省誌如此,基層地方誌的境遇當然不會更優越。曾與蔡鍔將軍有八拜之交的修承浩老先生,以花甲之年受聘修湖南沅陵縣誌。由於兵荒馬亂,書院和各種公共場所全成了屯兵之處,為了尋找一塊可以安身修誌的地方,幾次“挾策抱牘,狼狽遷居”。最後總算在寺廟中借得一席之地,花費一年零八個月,於1931年8月將誌書編成,卻又無錢刻印,隻好長期將誌稿藏在家裏。安徽阜陽縣從1935年動手修縣誌,收集采訪兩年多,將要成稿時,抗日戰爭爆發,阜陽雖然沒有淪陷,但是敵騎逼境,無有寧日。1938年又遭日本飛機狂轟濫炸,縣城陷入一片火海,幸而誌館工作人員從大火中搶出了部分誌稿。到1944年才能重新坐下來根據舊稿續編,於1947年得以完成。由此可以看出,辛亥革命以後的38年中,方誌事業的處境何等艱難。
不過,即使在極為艱苦的條件下,方誌的編纂工作者從來沒有停止過奮鬥。浙江省在民國三年(1914)便設立了通誌館並開始工作。黑龍江通誌局、廣東通誌館、福建修誌總局,也都是建立或恢複在北洋政府正式下達修誌通令之前。如果按現存的誌書計算(不考慮亡佚的),方誌全盛時期的清朝,每年平均有誌書18種,而《中國地方誌聯合目錄》記錄的民國方誌有1500多種,每年平均達到31種。有些邊遠省份,修誌的絕對數量甚至超過享國近300年的清代。像西藏在清末以前可以說沒有一部像樣的縣誌,民國時期卻修了13種縣誌。
這一時期,一批知名的文化界人士,繼承了清代學者修誌的傳統,積極參與編寫地方誌。他們既有我國傳統學術的深厚功底,又接受了近代科學知識和西方民主共和思想的熏陶,痛心於山河破碎,國運衰微,往往通過地方誌表達出他們對國家和民族命運的思考。他們對地方誌從內容到體例作了一係列改革的嚐試,編出了一批很有新意的誌書。這些誌書著意揭露帝國主義的侵略,重視科學,重視民生,重視能夠振興中國的實業,給方誌界吹進了一股清新的風。

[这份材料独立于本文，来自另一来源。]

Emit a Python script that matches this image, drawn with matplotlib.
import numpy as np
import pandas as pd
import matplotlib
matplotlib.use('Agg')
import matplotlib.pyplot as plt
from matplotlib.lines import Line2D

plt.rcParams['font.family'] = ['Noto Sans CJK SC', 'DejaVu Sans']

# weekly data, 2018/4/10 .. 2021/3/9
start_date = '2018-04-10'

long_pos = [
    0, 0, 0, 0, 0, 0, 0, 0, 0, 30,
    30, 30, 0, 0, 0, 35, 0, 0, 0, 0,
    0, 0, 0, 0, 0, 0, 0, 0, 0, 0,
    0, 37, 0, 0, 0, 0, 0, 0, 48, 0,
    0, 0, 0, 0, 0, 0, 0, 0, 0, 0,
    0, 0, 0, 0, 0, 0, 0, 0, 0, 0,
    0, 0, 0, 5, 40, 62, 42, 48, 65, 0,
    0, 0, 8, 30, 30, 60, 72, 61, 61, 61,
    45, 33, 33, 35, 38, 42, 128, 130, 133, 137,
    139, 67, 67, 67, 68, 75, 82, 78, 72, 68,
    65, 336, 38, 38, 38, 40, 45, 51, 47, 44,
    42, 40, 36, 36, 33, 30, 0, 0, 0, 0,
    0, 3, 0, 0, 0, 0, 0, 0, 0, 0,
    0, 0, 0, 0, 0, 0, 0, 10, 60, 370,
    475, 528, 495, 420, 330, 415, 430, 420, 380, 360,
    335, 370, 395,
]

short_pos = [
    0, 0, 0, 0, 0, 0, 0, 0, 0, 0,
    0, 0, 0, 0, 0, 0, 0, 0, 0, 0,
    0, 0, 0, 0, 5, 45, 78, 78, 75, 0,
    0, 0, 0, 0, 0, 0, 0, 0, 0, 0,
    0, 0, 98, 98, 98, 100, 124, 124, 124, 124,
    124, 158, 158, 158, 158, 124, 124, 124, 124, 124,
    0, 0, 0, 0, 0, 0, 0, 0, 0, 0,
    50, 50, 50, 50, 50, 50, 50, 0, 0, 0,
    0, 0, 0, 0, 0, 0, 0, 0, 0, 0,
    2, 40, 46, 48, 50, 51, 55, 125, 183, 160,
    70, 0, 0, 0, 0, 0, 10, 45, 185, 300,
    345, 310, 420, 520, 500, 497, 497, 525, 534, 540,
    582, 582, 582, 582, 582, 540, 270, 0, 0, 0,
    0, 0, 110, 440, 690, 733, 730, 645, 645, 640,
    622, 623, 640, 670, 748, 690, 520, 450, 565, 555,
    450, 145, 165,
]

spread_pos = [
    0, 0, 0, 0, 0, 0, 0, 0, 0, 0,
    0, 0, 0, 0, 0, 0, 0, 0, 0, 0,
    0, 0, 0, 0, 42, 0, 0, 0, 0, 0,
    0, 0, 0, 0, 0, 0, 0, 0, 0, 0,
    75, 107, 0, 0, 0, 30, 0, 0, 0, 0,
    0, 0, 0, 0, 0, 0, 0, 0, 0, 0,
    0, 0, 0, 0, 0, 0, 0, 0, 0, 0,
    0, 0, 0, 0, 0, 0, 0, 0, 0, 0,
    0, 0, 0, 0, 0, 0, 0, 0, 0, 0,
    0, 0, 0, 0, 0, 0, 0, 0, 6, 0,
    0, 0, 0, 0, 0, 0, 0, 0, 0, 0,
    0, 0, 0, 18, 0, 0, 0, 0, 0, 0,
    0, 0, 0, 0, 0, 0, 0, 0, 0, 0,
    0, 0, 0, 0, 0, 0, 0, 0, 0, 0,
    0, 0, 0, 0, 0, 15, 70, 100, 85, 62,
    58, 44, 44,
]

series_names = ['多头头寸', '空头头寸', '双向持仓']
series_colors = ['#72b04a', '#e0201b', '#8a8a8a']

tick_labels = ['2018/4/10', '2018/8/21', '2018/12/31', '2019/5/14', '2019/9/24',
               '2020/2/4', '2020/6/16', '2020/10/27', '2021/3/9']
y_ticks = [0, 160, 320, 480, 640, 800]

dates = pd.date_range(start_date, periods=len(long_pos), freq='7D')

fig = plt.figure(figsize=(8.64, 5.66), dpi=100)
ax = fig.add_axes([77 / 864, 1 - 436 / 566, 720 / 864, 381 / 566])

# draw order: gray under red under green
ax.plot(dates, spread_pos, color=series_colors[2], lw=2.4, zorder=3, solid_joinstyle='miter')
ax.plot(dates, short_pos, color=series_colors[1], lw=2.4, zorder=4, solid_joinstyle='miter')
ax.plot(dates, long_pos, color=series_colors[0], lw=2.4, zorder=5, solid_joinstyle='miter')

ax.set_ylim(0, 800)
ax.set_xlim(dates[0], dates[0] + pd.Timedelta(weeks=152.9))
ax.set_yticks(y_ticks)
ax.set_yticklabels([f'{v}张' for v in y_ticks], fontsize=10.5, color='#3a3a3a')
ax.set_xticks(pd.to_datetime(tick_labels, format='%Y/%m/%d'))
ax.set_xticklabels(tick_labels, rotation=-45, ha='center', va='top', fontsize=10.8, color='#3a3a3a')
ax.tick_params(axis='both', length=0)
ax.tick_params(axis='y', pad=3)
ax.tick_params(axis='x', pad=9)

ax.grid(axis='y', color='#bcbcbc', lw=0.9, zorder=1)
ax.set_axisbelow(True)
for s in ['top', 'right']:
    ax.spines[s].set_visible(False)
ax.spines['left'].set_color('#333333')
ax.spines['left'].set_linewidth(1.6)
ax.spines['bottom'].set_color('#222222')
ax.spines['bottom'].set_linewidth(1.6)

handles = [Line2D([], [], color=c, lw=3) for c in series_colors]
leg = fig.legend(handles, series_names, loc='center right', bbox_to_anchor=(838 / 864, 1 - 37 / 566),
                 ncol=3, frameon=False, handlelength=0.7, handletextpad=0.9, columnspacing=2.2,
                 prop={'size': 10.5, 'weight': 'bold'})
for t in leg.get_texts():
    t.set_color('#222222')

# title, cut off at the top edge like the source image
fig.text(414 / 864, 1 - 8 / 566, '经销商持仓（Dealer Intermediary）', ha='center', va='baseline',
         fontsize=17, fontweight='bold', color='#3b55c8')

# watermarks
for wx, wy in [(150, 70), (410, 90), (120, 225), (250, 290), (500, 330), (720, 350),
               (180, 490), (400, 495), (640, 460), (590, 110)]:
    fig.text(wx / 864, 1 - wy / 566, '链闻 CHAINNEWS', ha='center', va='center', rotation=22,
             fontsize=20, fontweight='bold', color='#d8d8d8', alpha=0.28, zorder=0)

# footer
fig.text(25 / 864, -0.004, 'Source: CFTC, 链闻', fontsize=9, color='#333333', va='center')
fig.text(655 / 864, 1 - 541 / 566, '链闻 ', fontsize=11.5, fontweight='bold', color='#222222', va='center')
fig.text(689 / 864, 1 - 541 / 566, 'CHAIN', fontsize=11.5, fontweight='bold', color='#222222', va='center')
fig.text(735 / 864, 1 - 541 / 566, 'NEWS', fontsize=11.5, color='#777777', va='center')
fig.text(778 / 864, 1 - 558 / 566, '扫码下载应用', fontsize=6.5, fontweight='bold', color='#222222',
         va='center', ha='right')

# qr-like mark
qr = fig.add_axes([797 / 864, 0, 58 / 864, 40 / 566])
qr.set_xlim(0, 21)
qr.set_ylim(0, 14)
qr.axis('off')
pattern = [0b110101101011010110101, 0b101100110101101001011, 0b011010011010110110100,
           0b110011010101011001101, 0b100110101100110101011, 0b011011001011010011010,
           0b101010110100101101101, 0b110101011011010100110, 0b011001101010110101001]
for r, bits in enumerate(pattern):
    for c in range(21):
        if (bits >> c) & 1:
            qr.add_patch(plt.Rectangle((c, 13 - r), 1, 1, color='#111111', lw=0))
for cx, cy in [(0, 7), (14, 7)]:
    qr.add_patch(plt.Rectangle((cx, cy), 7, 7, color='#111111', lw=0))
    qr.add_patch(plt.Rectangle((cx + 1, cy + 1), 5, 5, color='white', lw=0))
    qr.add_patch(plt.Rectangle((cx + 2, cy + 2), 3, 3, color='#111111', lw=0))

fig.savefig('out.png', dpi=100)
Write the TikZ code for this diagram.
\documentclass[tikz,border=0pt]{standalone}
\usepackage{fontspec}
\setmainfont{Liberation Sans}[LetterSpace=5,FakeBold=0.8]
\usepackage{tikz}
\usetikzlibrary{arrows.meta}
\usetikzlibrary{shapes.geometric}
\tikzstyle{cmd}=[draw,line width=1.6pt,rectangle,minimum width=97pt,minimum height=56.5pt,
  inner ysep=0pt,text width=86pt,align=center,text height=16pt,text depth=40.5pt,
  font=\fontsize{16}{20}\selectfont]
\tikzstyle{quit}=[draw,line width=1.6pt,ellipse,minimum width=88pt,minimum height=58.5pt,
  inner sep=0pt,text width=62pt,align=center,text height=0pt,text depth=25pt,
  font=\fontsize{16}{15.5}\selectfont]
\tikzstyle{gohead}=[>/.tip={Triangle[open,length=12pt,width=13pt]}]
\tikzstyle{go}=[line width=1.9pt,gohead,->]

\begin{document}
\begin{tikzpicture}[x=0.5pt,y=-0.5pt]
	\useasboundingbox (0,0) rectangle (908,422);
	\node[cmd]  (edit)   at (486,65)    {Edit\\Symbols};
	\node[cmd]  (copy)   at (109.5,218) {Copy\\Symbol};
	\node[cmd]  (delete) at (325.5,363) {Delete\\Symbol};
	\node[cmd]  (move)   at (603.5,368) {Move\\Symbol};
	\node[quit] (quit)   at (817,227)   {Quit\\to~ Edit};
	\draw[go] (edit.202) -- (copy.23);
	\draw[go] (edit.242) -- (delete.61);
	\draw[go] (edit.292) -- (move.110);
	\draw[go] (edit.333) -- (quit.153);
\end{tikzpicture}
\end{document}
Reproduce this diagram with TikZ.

著名教育家、社會活動家黃炎培主修的《(民國)川沙縣誌》(上海川沙)、史學名家柳詒徵、黃煥鑣編纂的《(民國)首都誌》(江蘇南京)、曆史學家兼方誌學家李泰棻編纂的《(民國)陽原縣誌》(河北陽原),都是民國前期方誌的代表作。它們都以大量篇幅反映了近代文明的進展。《(民國)首都誌》中,新創設的類目如氣候、警政、司法、外交等占總篇幅的4/10;交通、禮俗、方言、宗教等,在舊誌裏隻是其他類目的附庸,在這部誌書中都大大擴充,蔚為大觀。《(民國)陽原縣誌》的“農業”一項,分為富農、自耕農、半租農、全租農、全佃農五種,分別記述他們的生產狀況,確實是以實際的社會調查為基礎的,絕非照搬舊誌格式者可比。又獨創“生活”一門,從衣服、首飾、飲食、娛樂幾個方麵記錄民眾的日常生活,通過具體的吃、穿反映貧民與富人生活質量的差別。並在卷首配發照片,將富人與貧民的服飾、住居作對比,給人以深刻的印象。